Decide if your machines will be connected to the internet DIRECTLY, or thru
a private LAN.
Direct connections will mean that you'll have to register your DOMAIN name
and IP addresses with the internic.
There will probably be an associated cost with your ISP to have multiple
connections.
As a result, most home users don't do this. Rather they resort to having
only one internet connected machine. Masq provides internet connection
sharing in Linux. Masq'd machines are not really "ON" the internet, though
they behave like they are.
If this machine will have two interface cards, one to the local lan, and one
to the internet, you do the following.
FIRST install the one interface card into your system.
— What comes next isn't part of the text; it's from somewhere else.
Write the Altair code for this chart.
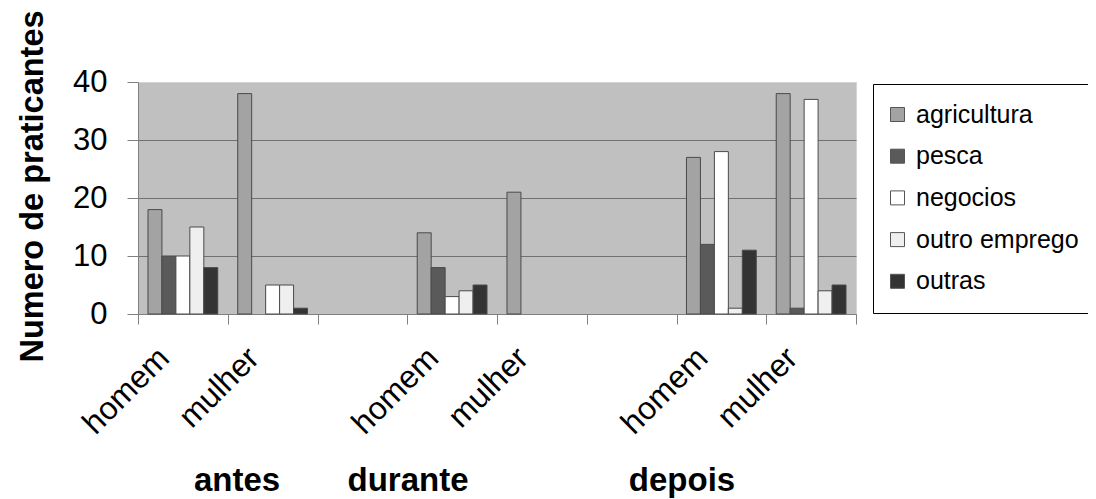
import altair as alt
import pandas as pd

# ---- data ----
slots = ["antes|homem", "antes|mulher", "gap1",
         "durante|homem", "durante|mulher", "gap2",
         "depois|homem", "depois|mulher"]
data_slots = ["antes|homem", "antes|mulher", "durante|homem",
              "durante|mulher", "depois|homem", "depois|mulher"]
activities = ["agricultura", "pesca", "negocios", "outro emprego", "outras"]
agricultura = [18, 38, 14, 21, 27, 38]
pesca = [10, 0, 8, 0, 12, 1]
negocios = [10, 5, 3, 0, 28, 37]
outro_emprego = [15, 5, 4, 0, 1, 4]
outras = [8, 1, 5, 0, 11, 5]
group_names = ["antes", "durante", "depois"]
colors = ["#a3a3a3", "#5a5a5a", "#ffffff", "#efefef", "#333333"]

series = [agricultura, pesca, negocios, outro_emprego, outras]
rows = []
for act, vals in zip(activities, series):
    for s, v in zip(data_slots, vals):
        if v > 0:
            rows.append({"slot": s, "activity": act, "value": v})
df = pd.DataFrame(rows)

FONT = "Liberation Sans, Arial"

grid_color = {"condition": {"test": "datum.value >= 40", "value": "#d4d4d4"},
              "value": "#707070"}

label_expr = ("isString(datum.value) && indexof(datum.value, '|') > 0 "
              "? split(datum.value, '|')[1] : ''")

bars = alt.Chart(df).mark_bar(stroke="#4a4a4a", strokeWidth=1).encode(
    x=alt.X("slot:N",
            scale=alt.Scale(domain=slots, paddingInner=0, paddingOuter=0),
            axis=alt.Axis(title=None, labelExpr=label_expr,
                          labelAngle=-45, labelFont=FONT, labelFontSize=32,
                          labelColor="black", labelPadding=18, labelOffset=-30,
                          labelAlign="right", labelBaseline="top",
                          tickBand="extent", tickSize=10, tickColor="#808080",
                          domainColor="#808080", grid=False, labelOverlap=False)),
    xOffset=alt.XOffset("activity:N",
                        scale=alt.Scale(domain=activities, paddingInner=0, paddingOuter=0.714)),
    y=alt.Y("value:Q",
            scale=alt.Scale(domain=[0, 40], nice=False),
            axis=alt.Axis(values=[0, 10, 20, 30, 40], title="Numero de praticantes",
                          titleFont=FONT, titleFontSize=32.5, titleFontWeight="bold",
                          titleColor="black", titleX=-96, titleY=104,
                          titleBaseline="alphabetic", titleAngle=270,
                          labelFont=FONT, labelFontSize=31, labelColor="black",
                          labelPadding=20, tickSize=11, tickColor="#808080",
                          domainColor="#808080", grid=True, gridColor=grid_color,
                          gridWidth=1)),
    color=alt.Color("activity:N",
                    scale=alt.Scale(domain=activities, range=colors),
                    legend=alt.Legend(title=None, orient="none", legendX=735, legendY=2,
                                      padding=18, strokeColor="black", fillColor="white",
                                      labelFont=FONT, labelFontSize=25, labelColor="black",
                                      labelLimit=400, symbolOffset=-6,
                                      symbolType="square", symbolSize=196,
                                      symbolStrokeColor="#555555", symbolStrokeWidth=1,
                                      rowPadding=15.7, labelOffset=6)),
)

layers = [bars]
for name, px in zip(group_names, [99, 270, 544]):
    layers.append(
        alt.Chart(pd.DataFrame({"t": [name]})).mark_text(
            font=FONT, fontSize=33, fontWeight="bold", color="black",
            align="center", baseline="alphabetic"
        ).encode(text="t:N", x=alt.value(px), y=alt.value(409))
    )

chart = alt.layer(*layers).properties(
    width=718, height=232,
    autosize=alt.AutoSizeParams(type="none"),
    padding={"left": 130, "top": 74, "right": 232, "bottom": 185},
).configure_view(fill="#c0c0c0", stroke="#d4d4d4")

chart.save("out.html", embed_options={"renderer": "svg", "actions": False})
Set up Linux and give your machine an arbitrary name and domain name.
Say: "mylinuxbox.joesplace.com"
By default then, "mylinuxbox" becomes the hostname and "joesplace.com"
becomes the domain name for your eth0 interface.
Since this interface is never "seen" on the internet, this does not cause
any problems.
Configure your other machines on the protected private lan to be members of
the "joesplace.com" domain.
You finish configuring your machine, and Linux is happy.
Then comes the time to set up your DSL/CABLE modem.
Pop in the other Ethernet card, connect the DSL/CABLE modem to it (via a hub
or xcross cable) and give it the hostname of "bcurry" and domain of
"mediaone.net".
Then enable dhcp on the eth1 interface.
Though bcurry.mediaone.net might be wrong, dhcp will adjust the host &
domain name correctly when the connection is first started.
Thus once you connect to the internet, you may find that your hostname will
change!
You may want/need to fix things so this does not happen, or use what the ISP
"gives" you.
If you are going to run an HTTP, FTP or other internet SERVER you'll need to
register your domain with the internic. You'll also need to get your ISP to
"FIX" your IP so it doesn't change. You then register your IP with the
internic (also get your ISP to add an entry into their DNS...).
Each of these will cost a few dollars.
If you are not going to run these services, then you can utilize any domain
name you want...
...esp. if you will be using dhcp to grab an IP from the ISP.
Linux MUST have a host & domain name of some sort to prevent those long
pauses. Even then you'll still see one or two during startup, as services
start up which look for a DNS...
-JMS
-----Original Message-----
From: [EMAIL PROTECTED]
[mailto:[EMAIL PROTECTED]]On Behalf Of Bob Currey
Sent: Sunday, January 21, 2001 5:45 PM
To: [EMAIL PROTECTED]
Subject: RE: [newbie] Help! new 7.2 system has gotten abominably slow
As I'm reading this, the install's host name prompt screen sits in front of
me. Because of my setup, I am always lost in the how-tos as far as host
name is concerned. At the moment, I'm loading a new server. For the time
being, it will have eth0 connected to my home net, getting an IP address via
the DHCP server on my other Linux box which is currently the server. The
2nd NIC at eth1 is not connected at present, and won't be used till I
replace the old server with this new one, and then eth1 will run a DHCP
server for the home LAN.
The fact that I don't have a Domain has caused me tremendous grief, in that
setting up Apache, Samba, a DNS server, the FTP server, the Proxy server,
etc, all expect one, when you read the how-tos. For someone not a Linux
guru, it makes the stuff incomprehensible, as nothing fits. For that
reason, I ended up giving up at least for the time being on installing them
on my server (both the old one and new one), but would be very grateful if
someone could explain what I'm supposed to fill in when they want you to put
in your domain name in these setups. I spent many hours reading and never
understood how to set them up as a result. I imagine anyone else with a
home LAN that doesn't have a domain name (and this would be normal, I'd
expect) would be having the same trouble.